Jeremiah was thrown into a cistern where he would have died if Ebed Melch hadn't pulled him out. Jeremiah's sin was being faithful to the Word of God, which left him odd man out, for against one. Jeremiah had to be gotten rid of. In the Gospel of John, the high priest Caiaphas said this very thing about Jesus, "It's better for you that one man should die instead of the people, so that the whole nation may not perish." Girard argued that the Judeo-Christian scriptures, particularly the New Testament, are unique in their unveiling of the scapegoat mechanism and siding with the victims. 

Jesus takes the place of the one who is cast out in the words of the author to the Hebrews, "For the sake of the joy that lay before him." Jesus is not causing division, but in revealing the truth of scapegoating and its inherent violence, Jesus is announcing an end to social systems that bring an illusion of peace by pitting one against the other. From now on, a household of five will be divided three against two and two against three. In other words, there will no longer be divisions of four against one. This poses a threat to the status quo that benefits from the callous indifference to the needs of others. 

The only way forward is to resolve our conflict through the nonviolent path that Christ embraced. In the words of W. H. Auden, "We must love one another or die." 
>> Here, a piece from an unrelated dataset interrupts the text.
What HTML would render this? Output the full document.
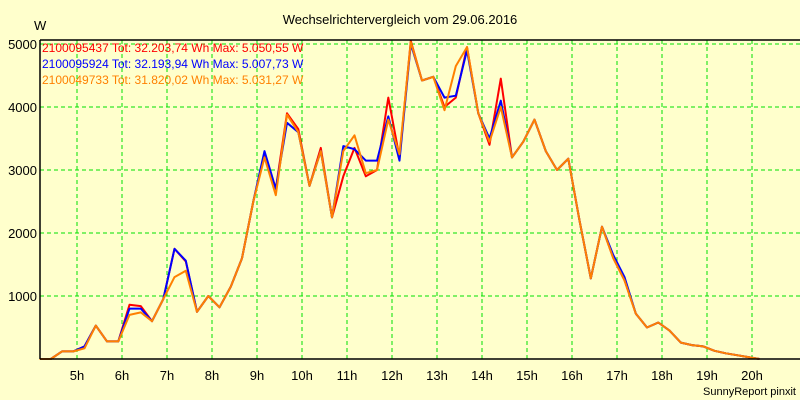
<!DOCTYPE html>
<html><head><meta charset="utf-8"><style>
body{margin:0;background:#ffffcc;}
svg{display:block;font-family:"Liberation Sans",sans-serif;}
</style></head><body>
<svg id="chart" width="800" height="400" xmlns="http://www.w3.org/2000/svg">
<rect x="0" y="0" width="800" height="400" fill="#ffffcc"/>
<text x="400" y="24" text-anchor="middle" font-size="13" fill="#000">Wechselrichtervergleich vom 29.06.2016</text>
<text x="34" y="30" font-size="13" fill="#000">W</text>
<g id="grid"></g>
<g id="series"></g>
<line x1="40" y1="40" x2="800" y2="40" stroke="#000" stroke-width="1.5"/>
<line x1="40" y1="40" x2="40" y2="359" stroke="#000" stroke-width="1.5"/>
<line x1="40" y1="359" x2="800" y2="359" stroke="#000" stroke-width="1.5"/>
<g id="labels"></g>
<g font-size="12">
<text x="42" y="52" fill="#ff0000">2100095437 Tot: 32.203,74 Wh Max: 5.050,55 W</text>
<text x="42" y="68" fill="#0000ff">2100095924 Tot: 32.193,94 Wh Max: 5.007,73 W</text>
<text x="42" y="84" fill="#ff8000">2100049733 Tot: 31.820,02 Wh Max: 5.031,27 W</text>
</g>
<text x="796" y="395" text-anchor="end" font-size="11" fill="#000">SunnyReport pinxit</text>
</svg>
<script>
const hourTicks = [5,6,7,8,9,10,11,12,13,14,15,16,17,18,19,20];
const yTicks = [1000,2000,3000,4000,5000];
const startHour = 4 + 10/60;
const stepHour = 0.25;
const seriesNames = ["2100095437","2100095924","2100049733"];
const red = [0,0,120,120,200,530,280,280,860,840,600,950,1750,1550,750,1000,820,1150,1600,2500,3250,2700,3900,3650,2750,3350,2250,2900,3350,2900,3000,4150,3200,5050,4420,4480,4000,4150,4950,3900,3400,4450,3200,3450,3800,3300,3000,3180,2200,1280,2100,1600,1250,720,500,580,450,260,220,200,130,90,60,30,0];
const blue = [0,0,120,120,200,530,280,280,800,800,600,950,1750,1560,750,1000,820,1150,1600,2500,3300,2700,3750,3600,2750,3300,2250,3380,3330,3150,3150,3850,3150,5000,4420,4480,4150,4180,4900,3900,3500,4100,3200,3450,3800,3300,3000,3180,2200,1280,2100,1650,1300,720,500,580,450,260,220,200,130,90,60,30,0];
const orange = [0,0,120,120,170,530,280,280,700,740,600,950,1300,1400,750,1000,820,1150,1600,2500,3200,2600,3880,3600,2750,3300,2250,3300,3550,2950,3000,3800,3250,5030,4420,4480,3950,4650,4950,3900,3450,4000,3200,3450,3800,3300,3000,3180,2200,1280,2100,1600,1250,720,500,580,450,260,220,200,130,90,60,30,0];

const NS = "http://www.w3.org/2000/svg";
function xOf(h){ return 77 + (h-5)*45; }
function yOf(v){ return 359 - v*0.063; }

const grid = document.getElementById('grid');
hourTicks.forEach(h=>{
  const l = document.createElementNS(NS,'line');
  
  
  l.setAttribute('x1',xOf(h)); l.setAttribute('x2',xOf(h));
  l.setAttribute('y1',40); l.setAttribute('y2',359);
  l.setAttribute('stroke','#00e000'); l.setAttribute('stroke-dasharray','4,3');
  grid.appendChild(l);
});
yTicks.forEach(v=>{
  const l = document.createElementNS(NS,'line');
  
  
  l.setAttribute('x1',40); l.setAttribute('x2',800);
  l.setAttribute('y1',yOf(v)); l.setAttribute('y2',yOf(v));
  l.setAttribute('stroke','#00e000'); l.setAttribute('stroke-dasharray','4,3');
  grid.appendChild(l);
});
const labels = document.getElementById('labels');
hourTicks.forEach(h=>{
  const t = document.createElementNS(NS,'text');
  
  
  t.setAttribute('x',xOf(h)); t.setAttribute('y',380);
  t.setAttribute('text-anchor','middle'); t.setAttribute('font-size','13');
  t.textContent = h + 'h';
  labels.appendChild(t);
});
yTicks.forEach(v=>{
  const t = document.createElementNS(NS,'text');
  
  
  t.setAttribute('x',37); t.setAttribute('y',yOf(v)+5);
  t.setAttribute('text-anchor','end'); t.setAttribute('font-size','13');
  t.textContent = v;
  labels.appendChild(t);
});
const sg = document.getElementById('series');
[[red,'#ff0000'],[blue,'#0000ff'],[orange,'#ff8000']].forEach((s,k)=>{
  const pts = s[0].map((v,i)=> xOf(startHour+i*stepHour).toFixed(1)+','+yOf(v).toFixed(1)).join(' ');
  const p = document.createElementNS(NS,'polyline');
  
  
  p.setAttribute('points',pts);
  p.setAttribute('fill','none'); p.setAttribute('stroke',s[1]);
  p.setAttribute('stroke-width','2'); p.setAttribute('stroke-linejoin','round');
  sg.appendChild(p);
});
</script>
</body></html>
The preacher in the letter to the Hebrews is imagining a marathon runner entering the stadium for the final leg of the race. The whole crowd leaps to their feet to cheer him on. "Since we are surrounded by a great cloud of witnesses," the preacher writes, "let us rid ourselves of every burden and sin that clings to us, and persevere in running the race that lies before us while keeping our eyes fixed on Jesus, the leader and perfecter of faith." Christianity is a companion journey. We need one another to help rekindle and focus our desire. "For the sake of the joy that lay before him, Jesus endured the cross, despising its shame, and has taken his seat at the right hand of the throne of God."